Political Weather and Investor Nerves
A minority government sworn in last March has promised stability, but boardrooms continue to track budget negotiations and coalition arithmetic with unusual attention. Surveys by American and European chambers of commerce cite ‘policy reversals’ and ‘short electoral cycles’ as rising concerns. Despite this, the European Commission no longer regards Portugal as macro-economically imbalanced, crediting disciplined debt reduction and steady growth projections of about two percent for 2025.
From Red Tape to Green Light: Licensing Revolution
Executives who have wrestled with municipal paperwork will welcome the new Decreto-Lei 10/2024, which introduces “licensing by prior communication,” shrinking typical urban-planning approvals to thirty days and environmental permits to sixty. Over the next year the government will merge digital portals into a single gov.pt interface and ban agencies from requesting documents already held by the state. For foreign founders, the promise of requesting a tax, social-security and immigration number in one sitting could shave weeks off the move-in timetable.

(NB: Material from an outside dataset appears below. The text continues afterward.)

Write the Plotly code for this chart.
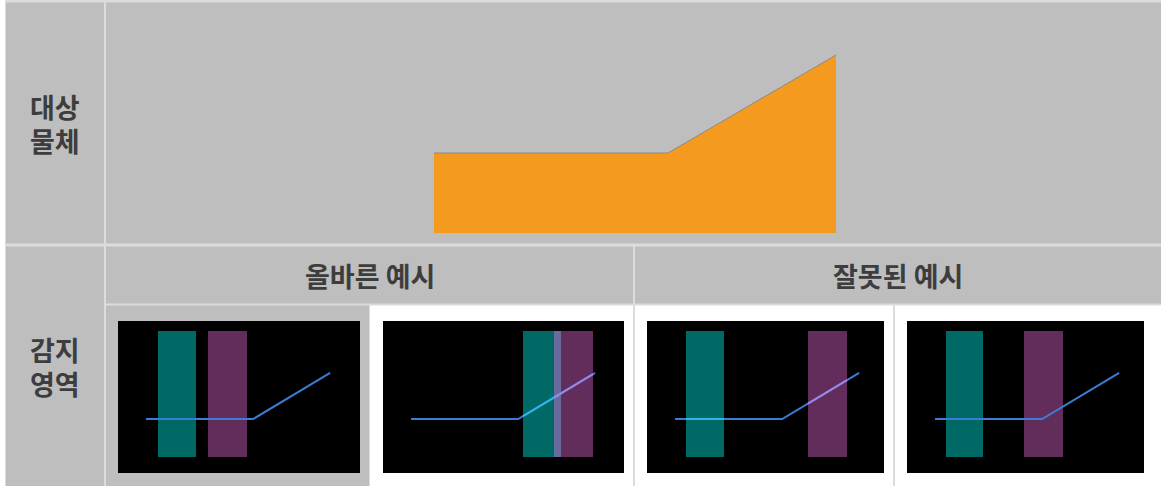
import numpy as np
import plotly.graph_objects as go

# ---- data -------------------------------------------------------------
row_labels = [["대상", "물체"], ["감지", "영역"]]
example_headers = ["올바른 예시", "잘못된 예시"]

# target object profile (horizontal distance, height above base)
object_x = [0, 234, 402]
object_h = [80, 80, 178]

# sensing areas inside each example frame (frame units, left/right)
teal_spans = [[40, 78], [140, 178], [39, 77], [39, 76]]
purple_spans = [[90, 129], [171, 210], [161, 200], [117, 156]]
# does the example show the profile being picked up inside the areas
detected = [False, True, True, False]

# ---- layout constants -------------------------------------------------
W, H = 1161, 486
GRID = "#dcdcdc"
CELL = "#bebebe"
TXT = "#3d3d3d"
FONT = "Noto Sans CJK KR"

x_left, x_label, x_content = 6, 104, 106
x_split = [633, 635]
sub_cells = [[106, 369], [370, 633], [635, 893], [895, W]]
sub_fill = [CELL, "white", "white", "white"]
y_top, y_row1, y_row2, y_head, y_sub = 2.5, 243.5, 246.5, 303.5, 305.5

object_left, object_base = 434, 233
frame_left = [118, 383, 647, 907]
frame_width = [242, 241, 237, 237]
frame_top, frame_height = 321, 152
area_top, area_bottom = 10, 136
line_start, line_base = 28, 98
sx, sy = 0.458, 0.47
line_gap = 34

fig = go.Figure()
shapes = []


def rect(x0, y0, x1, y1, color):
    shapes.append(dict(type="rect", x0=x0, x1=x1, y0=y0, y1=y1, layer="below",
                       fillcolor=color, line=dict(width=0)))


# table grid
rect(x_left - 1, 0, W, H, GRID)
rect(x_left, y_top, x_label, y_row1, CELL)
rect(x_content, y_top, W, y_row1, CELL)
rect(x_left, y_row2, x_label, H, CELL)
rect(x_content, y_row2, x_split[0], y_head, CELL)
rect(x_split[1], y_row2, W, y_head, CELL)
for (c0, c1), col in zip(sub_cells, sub_fill):
    rect(c0, y_sub, c1, H, col)

# target object
ox = np.array(object_x) + object_left
oy = object_base - np.array(object_h)
fig.add_trace(go.Scatter(
    x=np.concatenate([ox, [ox[-1], ox[0]]]),
    y=np.concatenate([oy, [object_base, object_base]]),
    mode="lines", fill="toself", fillcolor="#f39a1f",
    line=dict(width=0), hoverinfo="skip"))
fig.add_trace(go.Scatter(x=ox, y=oy, mode="lines",
                         line=dict(color="#8c8a86", width=1), hoverinfo="skip"))

# sensing examples
px = np.array(object_x) * sx + line_start
py = line_base - (np.array(object_h) - object_h[0]) * sy
for i in range(4):
    fx, fy = frame_left[i], frame_top
    rect(fx, fy, fx + frame_width[i], fy + frame_height, "black")
    t0, t1 = teal_spans[i]
    p0, p1 = purple_spans[i]
    rect(fx + t0, fy + area_top, fx + t1, fy + area_bottom, "#006966")
    rect(fx + p0, fy + area_top, fx + p1, fy + area_bottom, "#622d5b")
    if max(t0, p0) < min(t1, p1):
        rect(fx + max(t0, p0), fy + area_top, fx + min(t1, p1), fy + area_bottom, "#686b9b")

    fig.add_trace(go.Scatter(x=fx + px, y=fy + py, mode="lines",
                             line=dict(color="#3b7dd6", width=2), hoverinfo="skip"))
    if detected[i]:
        for (a, b), col in [((t0, t1), "#2fb6e8"), ((p0, p1), "#9a88e4")]:
            a, b = max(a, px[0]), min(b, px[-1])
            seg = np.concatenate([[a], px[(px > a) & (px < b)], [b]])
            fig.add_trace(go.Scatter(x=fx + seg, y=fy + np.interp(seg, px, py),
                                     mode="lines", line=dict(color=col, width=2),
                                     hoverinfo="skip"))

# texts
annotations = []


def label(x, y, text):
    annotations.append(dict(x=x, y=y, xref="x", yref="y", text="<b>%s</b>" % text,
                            showarrow=False, font=dict(family=FONT, size=27, color=TXT)))


for lines, (r0, r1) in zip(row_labels, [(y_top, y_row1), (y_row2, H)]):
    mid = (r0 + r1) / 2
    for k, txt in enumerate(lines):
        label((x_left + x_label) / 2, mid + (k - (len(lines) - 1) / 2) * line_gap, txt)
label((x_content + x_split[0]) / 2, (y_row2 + y_head) / 2, example_headers[0])
label((x_split[1] + W) / 2, (y_row2 + y_head) / 2, example_headers[1])

fig.update_layout(
    width=W, height=H, margin=dict(l=0, r=0, t=0, b=0),
    paper_bgcolor="white", plot_bgcolor="white", showlegend=False,
    xaxis=dict(range=[0, W], visible=False, fixedrange=True),
    yaxis=dict(range=[H, 0], visible=False, fixedrange=True),
    shapes=shapes, annotations=annotations,
)
fig.write_html("out.html", config={"displayModeBar": False},
               post_script="document.body.style.margin='0';")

Tax Tune-Up Aims for Long-Range Clarity
Corporate taxation is inching downward: the headline rate fell to twenty percent this year and is pencilled in to hit fifteen by 2027, while small and medium-sized firms enjoy an even steeper cut on initial profits. Personal-income brackets were indexed to inflation and an expanded “IRS Jovem” regime now grants ten years of reduced tax on early-career earnings, irrespective of degree level. Analysts caution, however, that frequent tweaks – even when generous – can reinforce perceptions of flux rather than certainty.
Talent Tug-of-War
Portugal’s demographic reality remains a strategic fault line. AmCham Portugal says three out of four U.S. companies in the country cite talent retention as their top operational risk. Wage inflation is nudging upward as employers boost packages with health insurance and productivity bonuses that are now partially tax-exempt. Meanwhile, a new IFICI+ incentive targets specialists in biotech, cybersecurity and clean tech with favourable rates, hoping to counter chronic brain drain to Northern Europe.
Quality Over Quantity: Rethinking the Investment Mix
Officials at AICEP, the national trade-and-investment agency, are shifting rhetoric away from raw inflow totals toward what they call “strategic depth.” Priority pipelines now include hydrogen corridors, semiconductor back-end facilities and R&D partnerships that embed Portuguese engineers in global value chains. The 2025-26 Recovery and Resilience Plan channels EU funds into these niches, while cities outside Lisbon – notably Porto, Braga and Évora – are marketing themselves as lower-cost laboratories for pilot projects.
Practical Takeaways for International Residents and Firms
For expatriates contemplating a move, the new rules translate into faster paperwork, slightly lighter income taxation on mid-level salaries and an ecosystem hungry for multilingual managers. Entrepreneurs should note that digital incorporation can still be completed in under an hour, but obtaining a simple bank account can take weeks if documentation is incomplete, so early preparation remains essential. Property investors will welcome the planned six-percent VAT on residential construction and rehabilitation, expected to widen refurbishment margins in historic centres.
Outlook: Delivery as the Deciding Factor
Forecasts from the Bank of Portugal point to a 2.3 percent expansion next year, modest yet respectable in the current European context. Whether that translates into another record-breaking FDI tally will hinge less on slogans and more on the speed at which licensing, tax and digital-service reforms cross the finish line. The global market is watching, spreadsheets in hand, ready to reward not the promise of agility but its proof.